Earl Grey Macarons

I’ve truly lost my mind down the macaron rabbit hole. This is batch number three in less than one week, but I simply cannot help myself. And again, I’ve got store-bought egg whites (not recommended for macarons, but I’m using them anyway) to use up before they expire.

These definitely need more tea flavor, so I think next time I’ll add two full bags – or possibly even three – of the tea. I chose to leave these macarons natural, without any color tint, so you can really see the flecks of tea. Lemon goes very well with Earl Grey, so it’s a great fit for the macaron shells; you could also use a lemon buttercream if you wanted more sweetness, but I like the sharpness of the curd against the mellow flavor of the shell.
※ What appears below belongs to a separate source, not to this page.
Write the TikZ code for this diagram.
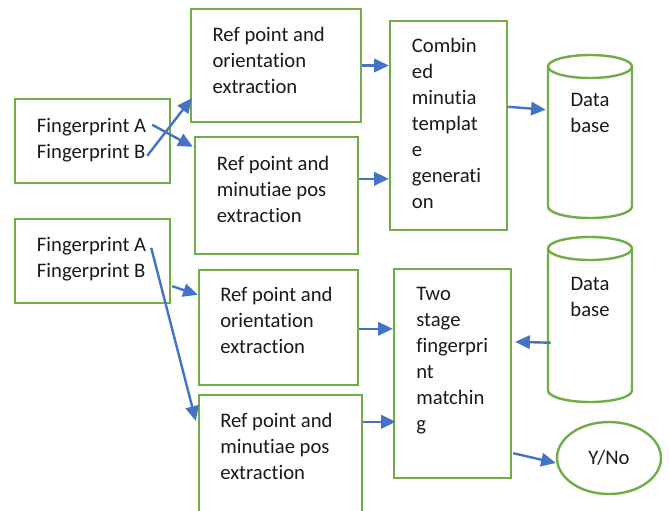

  • 120 grams egg whites, at room temperature (about 3 large eggs)
  • 1/8 teaspoon salt
  • 40 grams superfine sugar, sifted (about 3 tablespoons)*
  • 200 grams powdered sugar (about 2 cups)
  • 100 grams almond flour (about 1 cup)
  • 1 1/2 bags Earl Gray tea
  • 1/2 teaspoon vanilla extract
  • Lemon curd, for filling

*You can make superfine sugar by placing granulated sugar in your food processor and pulsing it until it becomes like sand. 


Line three large baking sheets with parchment paper; set aside.
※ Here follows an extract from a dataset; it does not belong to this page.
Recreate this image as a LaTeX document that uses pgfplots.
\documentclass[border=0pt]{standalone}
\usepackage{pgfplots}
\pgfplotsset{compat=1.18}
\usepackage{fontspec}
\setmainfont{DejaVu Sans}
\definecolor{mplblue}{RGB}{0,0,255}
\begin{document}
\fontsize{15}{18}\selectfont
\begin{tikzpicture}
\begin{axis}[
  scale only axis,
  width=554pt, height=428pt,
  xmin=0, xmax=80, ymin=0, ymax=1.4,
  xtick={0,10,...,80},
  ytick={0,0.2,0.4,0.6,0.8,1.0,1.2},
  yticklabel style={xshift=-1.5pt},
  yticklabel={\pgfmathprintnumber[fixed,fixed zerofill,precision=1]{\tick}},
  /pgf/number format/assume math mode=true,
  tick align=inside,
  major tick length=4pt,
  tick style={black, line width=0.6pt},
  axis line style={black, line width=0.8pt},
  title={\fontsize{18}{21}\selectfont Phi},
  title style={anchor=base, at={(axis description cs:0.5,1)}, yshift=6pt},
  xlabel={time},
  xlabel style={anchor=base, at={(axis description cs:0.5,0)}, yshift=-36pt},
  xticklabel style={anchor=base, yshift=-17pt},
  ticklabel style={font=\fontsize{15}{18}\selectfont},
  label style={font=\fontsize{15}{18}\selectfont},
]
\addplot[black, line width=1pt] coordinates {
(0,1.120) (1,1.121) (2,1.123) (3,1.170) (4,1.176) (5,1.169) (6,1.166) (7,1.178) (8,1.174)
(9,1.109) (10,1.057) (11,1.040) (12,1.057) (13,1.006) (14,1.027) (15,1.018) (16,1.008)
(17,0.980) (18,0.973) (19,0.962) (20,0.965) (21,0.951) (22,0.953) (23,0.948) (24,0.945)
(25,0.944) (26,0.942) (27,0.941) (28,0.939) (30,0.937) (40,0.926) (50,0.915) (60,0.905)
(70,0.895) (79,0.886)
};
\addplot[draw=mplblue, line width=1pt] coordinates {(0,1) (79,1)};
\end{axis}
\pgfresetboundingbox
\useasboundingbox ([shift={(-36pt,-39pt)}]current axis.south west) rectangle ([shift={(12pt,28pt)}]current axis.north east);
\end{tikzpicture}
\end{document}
In the bowl of a food processor, combine powdered sugar, almond flour, and tea and pulse for about 30-45 seconds. Sift into a large bowl, discarding any large bits, and set aside.

Place egg whites and salt in clean, dry, grease-free bowl. Using the whisk attachment, whip egg whites on low speed, then increase to medium/medium-high speed and whip until egg whites are foamy and no longer translucent. Slowly add superfine sugar, about 1 tablespoon at a time, whipping until stiff peaks form. Add vanilla extract and whip again to combine, but be careful not to over-whip; you still want stiff peaks but don’t want to take the meringue too far and have it become grainy.

Add 1/3 of your dry ingredients at a time and fold in with a spatula, turning the mixture about 15 times with each addition, being very careful not to over-mix. The batter is mixed enough when it is sticky and smooth, and you can make an unbroken figure 8 with the batter as it drips off your spatula.

Place batter into a large piping bag fitted with a plain tip. Holding the bag upright, pipe rounds of batter about 1 1/2 inches in diameter onto the parchment, leaving about 2 inches between each circle. Gently tap or drop your baking sheets onto a counter top or table to release any air bubbles.

Let batter sit for about 30-60 minutes; the tops will form a skin that becomes dry to the touch.

Preheat oven to 300 degrees. Bake macarons, one sheet at a time, for about 17 minutes, checking halfway; the macarons should form “feet” on the bottoms, but have smooth tops. Remove from oven and allow to cool on the baking sheets.

Once macarons are cool, flip half the macarons onto their tops and spread lemon curd on the bottom, then top with another macaron. Store in an airtight container at least overnight before serving.